2023 is quickly approaching and “read more” is likely at the top of someone’s “New Year’s Resolutions” list. While this is a great goal, it may be more challenging to inspire younger readers to carry out intentional reading throughout the year. And specific reading resolutions may help your child refocus and improve their reading experience. Since this can be difficult to plan out with your growing reader, we’ve created a short list of suggested reading resolutions. Below are five, practical reading goals for your young reader to implement and enjoy!


1. Create a reading diary.

A reading diary is a great tool for young readers. They can more clearly line out their reading goals (e.g., how many books they want to read) and track their progress throughout the year. Along with their reading goals, young readers can note their favorite quotes or themes from books they enjoy.

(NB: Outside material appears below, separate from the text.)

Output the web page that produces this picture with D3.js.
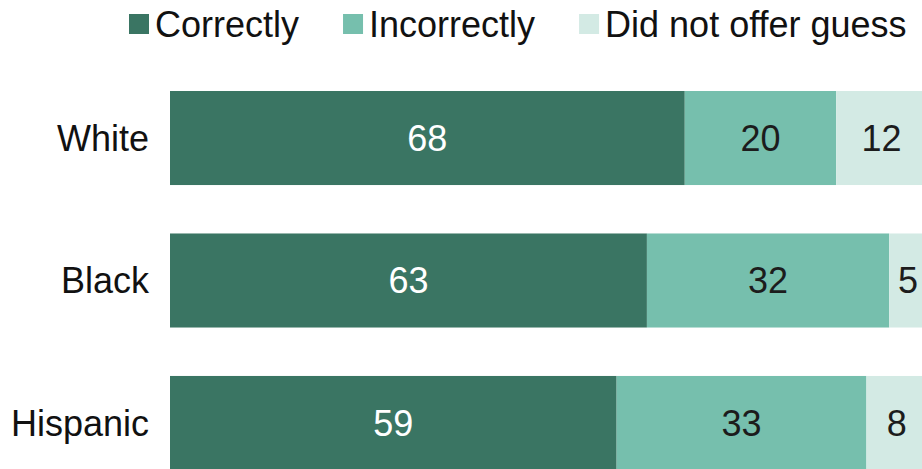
<!DOCTYPE html>
<html>
<head>
<meta charset="utf-8">
<script src="https://cdn.jsdelivr.net/npm/d3@7"></script>
<style>
  body { margin: 0; background: #fff; }
  svg { display: block; }
  text { font-family: "Liberation Sans", Arial, sans-serif; }
</style>
</head>
<body>
<div id="chart"></div>
<script>
// data
var groups = ["White", "Black", "Hispanic"];
var seriesNames = ["Correctly", "Incorrectly", "Did not offer guess"];
var correctly = [68, 63, 59];
var incorrectly = [20, 32, 33];
var noGuess = [12, 5, 8];

var width = 922, height = 469;
var colors = ["#3a7563", "#76bfad", "#d3eae4"];
var textColors = ["#ffffff", "#1c1c1c", "#1c1c1c"];

var rows = groups.map(function (g, i) {
    return { group: g, Correctly: correctly[i], Incorrectly: incorrectly[i], "Did not offer guess": noGuess[i] };
});

var svg = d3.select("#chart").append("svg")
    .attr("width", width)
    .attr("height", height);

var x = d3.scaleLinear().domain([0, 100]).range([170, 927]);
var y = d3.scaleBand().domain(groups).range([91, 470]).paddingInner(0.34).paddingOuter(0);
var color = d3.scaleOrdinal().domain(seriesNames).range(colors);

var stacked = d3.stack().keys(seriesNames)(rows);

var layer = svg.selectAll(".layer")
    .data(stacked)
    .enter().append("g")
    .attr("class", "layer");

layer.selectAll("rect")
    .data(function (d) { return d; })
    .enter().append("rect")
    .attr("x", function (d) { return x(d[0]); })
    .attr("y", function (d) { return y(d.data.group); })
    .attr("width", function (d) { return x(d[1]) - x(d[0]); })
    .attr("height", y.bandwidth())
    .style("fill", function () { return color(d3.select(this.parentNode).datum().key); });

layer.each(function (s, si) {
    d3.select(this).selectAll("text")
        .data(s)
        .enter().append("text")
        .attr("x", function (d) { return (x(d[0]) + x(d[1])) / 2; })
        .attr("y", function (d) { return y(d.data.group) + y.bandwidth() / 2; })
        .attr("dy", "0.36em")
        .attr("text-anchor", "middle")
        .style("font-size", "36px")
        .style("fill", textColors[si])
        .text(function (d) { return d[1] - d[0]; });
});

// category labels
svg.selectAll(".cat")
    .data(groups)
    .enter().append("text")
    .attr("class", "cat")
    .attr("x", 149)
    .attr("y", function (d) { return y(d) + y.bandwidth() / 2; })
    .attr("dy", "0.36em")
    .attr("text-anchor", "end")
    .style("font-size", "36px")
    .style("fill", "#111")
    .text(function (d) { return d; });

// legend
var legend = svg.append("g").attr("class", "legend");
var lx = 129;
seriesNames.forEach(function (name) {
    var item = legend.append("g").attr("transform", "translate(" + lx + ",0)");
    item.append("rect")
        .attr("x", 0).attr("y", 14)
        .attr("width", 20).attr("height", 20)
        .style("fill", color(name));
    var t = item.append("text")
        .attr("x", 26).attr("y", 37)
        .style("font-size", "36px")
        .style("fill", "#111")
        .text(name);
    lx += 26 + t.node().getComputedTextLength() + 44;
});
</script>
</body>
</html>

Illustration from "Taming the Flame" (2022)

2. Read 3 books from three different genres.

Adventure. Mystery. Fantasy. There’s nothing more exciting than diving into a literary dimension! Whether they follow Drake and Halo from Taming the Flame or accompany Finn on his virtual investigation in The Missing Piece, challenge your young reader to enter new realms through literature.


3. Find a reading buddy to read alongside.

Reading out loud to a friend can help your young reader build fluency as well as accountability toward reading practice and task completion. Plus, doing things alongside friends is always more fun!


Illustration from "Differences Matter, Diversity Matters" (2022)

4. Read 5 (or more) books about cultural diversity.

Engaging in diverse literature is crucial to young readers’ social development. By interacting with cultural differences, they are more likely to develop empathy and compassion for the world around them. Here are a few stories we’d suggest your reader start with: Differences Matter, Diversity Matters, Fatima the Activist, and My Girls & Curls!


5. Talk about each book you read!

To fully grasp the stories they read, young readers must discuss them. Whether it's with a caregiver, teacher, or reading buddy, time should be carved out for your little one to engage in the dialogue books can inspire. This can better help their comprehension of story-centric concepts: plots, themes, character development, etc.